Тем не менее телеграммы, направленные в Париж и Лондон, видимо, возымели действие. Колеса бюрократической машины, руководившей войной, еще раз повернулись, и к вечеру 14 ноября русское командование приняло новое решение. Телеграф отстукал новый приказ. В Румынию направляли один из лучших русских корпусов – 8-й под командованием генерала Деникина, а также 2-ю и 18-ю дивизии. Но было уже поздно. Немцы стремительно продвигались к Бухаресту, и их авангардная 1-я Баварская дивизия начала обстрел фортов, прикрывавших столицу. В то же время конница немцев обходила фланг румынских войск.
– Так-то вы выполняете свой долг чести! – с горечью сказал при встрече Братиану Беляеву.
Обычно генерал Беляев относился иронически спокойно ко всему, что говорили румыны, но на этот раз он уселся перед Братиану и французским военным представителем генералом Бертелло и трагическим шепотом стал им доказывать, что Румыния погибла; весь вопрос лишь в том, удастся ли спасти остатки румынских армий в России и укрыть от плена королевскую чету. Братиану за последние дни, казалось, дошел до полного оцепенения от обрушившихся на него ударов. Но такой разговор он почел за глумление над ним. [137]
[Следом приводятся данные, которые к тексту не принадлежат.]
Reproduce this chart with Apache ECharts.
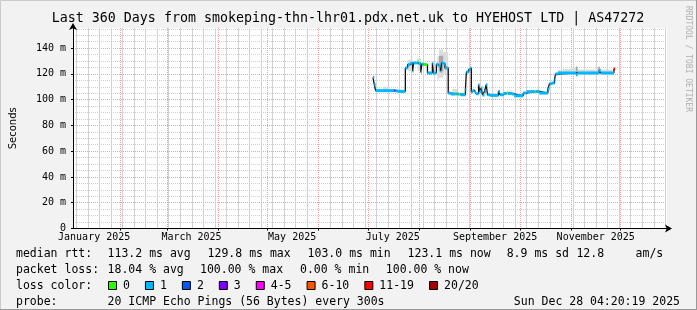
<!DOCTYPE html>
<html><head><meta charset="utf-8">
<script src="https://cdn.jsdelivr.net/npm/echarts@6/dist/echarts.min.js"></script>
<style>html,body{margin:0;padding:0;background:#f2f2f2}#c{width:697px;height:310px}</style>
</head><body><div id="c"></div>
<script>
// x values: days since 2025-01-01 00:00
const monthStarts = [0,31,59,90,120,151,181,212,243,273,304,334];
const labelDays = [15,74,135,196,258,319];
const labelNames = ['January 2025','March 2025','May 2025','July 2025','September 2025','November 2025'];
const weekDays = [4,11,18,25,32,39,46,53,60,67,74,81,88,95,102,109,116,123,130,137,144,151,158,165,172,179,186,193,200,207,214,221,228,235,242,249,256,263,270,277,284,291,298,305,312,319,326,333,340,347,354,361];
const yTicks = [0,20,40,60,80,100,120,140];

// median rtt (ms) per step, held until next step
const days = [184.0,184.8,185.6,197.0,197.6,199.0,203.6,205.0,206.5,208.0,208.6,211.0,211.6,213.0,213.6,214.6,217.0,220.0,220.6,222.4,223.6,225.0,225.6,226.6,227.6,229.6,231.0,234.0,234.6,236.0,237.0,240.0,240.6,242.0,243.0,243.6,244.4,245.6,246.4,248.0,248.6,249.6,250.4,251.6,252.6,253.4,255.0,260.0,261.0,263.0,265.0,266.0,268.0,269.6,275.0,277.0,282.0,283.0,284.8,290.0,291.0,292.4,294.0,294.6,296.0,307.0,308.0,321.0,322.0,330.0];
const lastDay = 330.7;
const median = [117.3,111.6,107.0,107.0,106.8,106.4,124.6,127.2,128.3,122.0,128.5,129.7,128.0,121.2,127.6,127.2,120.7,128.5,120.7,127.5,126.0,122.0,128.5,128.0,124.6,105.1,104.4,104.4,104.4,104.2,103.8,107.7,121.5,123.3,124.6,105.9,107.2,106.0,104.6,111.6,106.4,109.0,103.6,106.4,111.6,103.8,103.3,106.4,103.8,104.8,105.2,104.8,104.4,103.0,105.1,106.2,106.2,106.4,105.1,108.3,112.4,112.9,115.5,119.9,120.7,119.4,120.7,122.7,120.7,123.8];
const lost = [1,1,1,3,1,1,1,1,1,1,1,0,1,1,1,0,1,1,1,1,1,1,1,1,1,1,1,0,1,0,1,1,1,1,1,1,1,1,1,1,1,1,1,1,1,1,1,1,1,1,0,1,1,1,1,1,0,1,1,1,1,1,1,1,1,1,1,1,1,11];

// smoke (ping spread) bands
const smokeStart = [190,205,211,223.0,224.0,226.6,232,260,266.6,281,296,299,304,307,308,319,322];
const smokeEnd   = [194,208,213,224.0,226.6,229.6,235,261,268,283,299,304,307,308,319,322,329];
const smokeLo    = [106.8,122,122,115.5,117,120,104.4,105,104.4,105,119.5,119.5,119.5,118,119.5,119.5,119.5];
const smokeHi    = [110,131,132,133.6,139,137,108.3,107,107,107.7,123,124,125,126,123.3,124.6,123.3];
const darkStart = [224.0,307,320.5];
const darkEnd   = [226.6,308,321.5];
const darkLo    = [122,120,121];
const darkHi    = [134,125.5,125.5];

const lossLabels = ['0','1','2','3','4-5','6-10','11-19','20/20'];
const lossColors = ['#26ff00','#00b8ff','#0059ff','#7e00ff','#ff00ff','#ff5500','#ff0000','#a00000'];
const rttStats = ['113.2 ms avg','129.8 ms max','103.0 ms min','123.1 ms now','8.9 ms sd','12.8','am/s'];
const lossStats = ['18.04 % avg','100.00 % max','0.00 % min','100.00 % now'];
const probeText = '20 ICMP Echo Pings (56 Bytes) every 300s';
const dateText = 'Sun Dec 28 04:20:19 2025';
const titleText = 'Last 360 Days from smokeping-thn-lhr01.pdx.net.uk to HYEHOST LTD | AS47272';

function lossIdx(n){ if(n<=0)return 0; if(n==1)return 1; if(n==2)return 2; if(n==3)return 3; if(n<=5)return 4; if(n<=10)return 5; if(n<=19)return 6; return 7; }

const lineData = days.map((d,i)=>[d, median[i]]).concat([[lastDay, median[median.length-1]]]);
const segData = days.map((d,i)=>[d, i+1<days.length?days[i+1]:lastDay, median[i], lost[i]]);
const smokeData = smokeStart.map((s,i)=>[s, smokeEnd[i], smokeLo[i], smokeHi[i]]);
const darkData = darkStart.map((s,i)=>[s, darkEnd[i], darkLo[i], darkHi[i]]);
const weekData = weekDays.filter(d=>monthStarts.indexOf(d)<0).map(d=>[d, 0, 155.6]);

function bandRender(color){
  return function(params, api){
    const a = api.coord([api.value(0), api.value(3)]);
    const b = api.coord([api.value(1), api.value(2)]);
    return {type:'rect', shape:{x:a[0], y:a[1], width:b[0]-a[0], height:b[1]-a[1]}, style:{fill:color}};
  };
}
function segRender(params, api){
  const a = api.coord([api.value(0), api.value(2)]);
  const b = api.coord([api.value(1), api.value(2)]);
  return {type:'rect', shape:{x:a[0], y:a[1]-1.5, width:Math.max(1,b[0]-a[0]), height:3}, style:{fill: lossColors[lossIdx(api.value(3))]}};
}
function weekRender(params, api){
  const a = api.coord([api.value(0), api.value(1)]);
  const b = api.coord([api.value(0), api.value(2)]);
  const x = Math.round(a[0]);
  return {type:'rect', shape:{x:x, y:b[1], width:1, height:a[1]-b[1]}, style:{fill:'#d2d2d2'}};
}

const MONO = '"DejaVu Sans Mono"';
const CW = 6.94;
const g = [];
function txt(t, x, y, opts){ g.push(Object.assign({type:'text', silent:true, style:Object.assign({text:t, x:x, y:y, font:'11.5px '+MONO, fill:'#000', verticalAlign:'middle', align:'left'}, opts||{})})); }
// border
g.push({type:'rect', shape:{x:0.5,y:0.5,width:696,height:309}, style:{fill:'none', stroke:'#cbcbcb', lineWidth:1}});
g.push({type:'line', shape:{x1:696.5,y1:0,x2:696.5,y2:310}, style:{stroke:'#999', lineWidth:1}});
g.push({type:'line', shape:{x1:0,y1:309.5,x2:697,y2:309.5}, style:{stroke:'#999', lineWidth:1}});
// title & watermark
txt(titleText, 348, 19, {font:'13.3px '+MONO, align:'center'});
g.push({type:'text', silent:true, x:688, y:59, rotation:-Math.PI/2, style:{text:'RRDTOOL / TOBI OETIKER', x:0, y:0, font:'8px '+MONO, fill:'#b0b0b0', align:'center', verticalAlign:'middle'}});
// legend lines
const L1=254, L2=270, L3=286, L4=302;
txt('median rtt:', 16, L1);
[107.6,207.6,307.6,407.6,506.7,576.4,635.6].forEach((x,i)=>txt(rttStats[i], x, L1));
txt('packet loss:', 16, L2);
[107.6,200,300,385.8].forEach((x,i)=>txt(lossStats[i], x, L2));
txt('loss color:', 16, L3);
let bx = 108;
lossLabels.forEach((lab,i)=>{
  g.push({type:'rect', silent:true, shape:{x:bx+0.5, y:L3-4.5, width:8, height:8}, style:{fill:lossColors[i], stroke:'#000', lineWidth:1}});
  txt(lab, bx+15, L3);
  bx = bx + 15 + lab.length*CW + 15;
});
txt('probe:', 16, L4);
txt(probeText, 107.6, L4);
txt(dateText, 680, L4, {align:'right'});

const chart = echarts.init(document.getElementById('c'), null, {renderer:'canvas'});
chart.setOption({
  backgroundColor:'#f2f2f2',
  animation:false,
  grid:{left:67, top:28, width:600, height:200.5, show:true, backgroundColor:'#fff', borderWidth:0},
  xAxis:{
    type:'value', min:2.18, max:362.18, z:2,
    axisLine:{show:true, onZero:false, lineStyle:{color:'#000', width:1}, symbol:['none','arrow'], symbolSize:[6,7], symbolOffset:[0,5]},
    axisTick:{show:true, length:2, lineStyle:{color:'#000'}, customValues:monthStarts},
    axisLabel:{customValues:labelDays, margin:4, fontFamily:'DejaVu Sans Mono', fontSize:10, color:'#000',
      formatter:function(v){ const k = labelDays.indexOf(Math.round(v)); return k>=0?labelNames[k]:''; }},
    splitLine:{show:true, lineStyle:{color:'#f0a0a0', type:[1,1], width:1}}
  },
  yAxis:{
    type:'value', min:0, max:155.6, interval:20, z:2,
    axisLine:{show:true, lineStyle:{color:'#000'}, symbol:['none','arrow'], symbolSize:[6,7], symbolOffset:[0,5]},
    axisTick:{show:true, length:2, lineStyle:{color:'#000'}, customValues:yTicks},
    axisLabel:{customValues:yTicks, margin:7, fontFamily:'DejaVu Sans Mono', fontSize:10, color:'#000', formatter:function(v){return v===0?'0':v+' m';}},
    splitLine:{show:true, lineStyle:{color:'#f0a0a0', type:[1,1]}},
    minorTick:{show:false, splitNumber:4},
    minorSplitLine:{show:true, lineStyle:{color:'#d0d0d0', type:[1,1]}},
    name:'Seconds', nameLocation:'middle', nameRotate:90, nameGap:55,
    nameTextStyle:{fontFamily:'DejaVu Sans', fontSize:10, color:'#000'}
  },
  series:[
    {type:'custom', renderItem:weekRender, data:weekData, encode:{x:0, y:[1,2]}, z:2, silent:true},
    {type:'custom', renderItem:bandRender('#dcdcdc'), data:smokeData, encode:{x:[0,1], y:[2,3]}, z:3, silent:true, clip:true},
    {type:'custom', renderItem:bandRender('#a8a8a8'), data:darkData, encode:{x:[0,1], y:[2,3]}, z:3, silent:true, clip:true},
    {type:'line', data:lineData, step:'end', symbol:'none', lineStyle:{color:'#111', width:1.3}, z:4, silent:true},
    {type:'custom', renderItem:segRender, data:segData, encode:{x:[0,1], y:2}, z:5, silent:true}
  ],
  graphic:{elements:g}
});
</script></body></html>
– Я слушал вас, генерал, с изумлением и горечью, – наконец сказал он, – но прежде чем признать все эти ужасные вещи, не следует ли поторопить приход русских войск? Эта мера могла бы предупредить то, о чем вы говорите.
Братиану был совершенно прав. Он только не добавил, что именно это и составляло прямую обязанность генерала Беляева, который сам ничего не делал и мешал делать что-либо в этом направлении мне. Но Беляев как будто даже не слышал возражений Братиану и продолжал, переходя от трагического шепота к крику:
– Мы лично должны подать пример мужества и ехать верхом за последним отходящим солдатом. Только тогда мы не потеряем связь с войсками и поможем ликвидировать последствия неудачи.
Генерал Бертелло смотрел на Беляева с нескрываемым презрением и молчал.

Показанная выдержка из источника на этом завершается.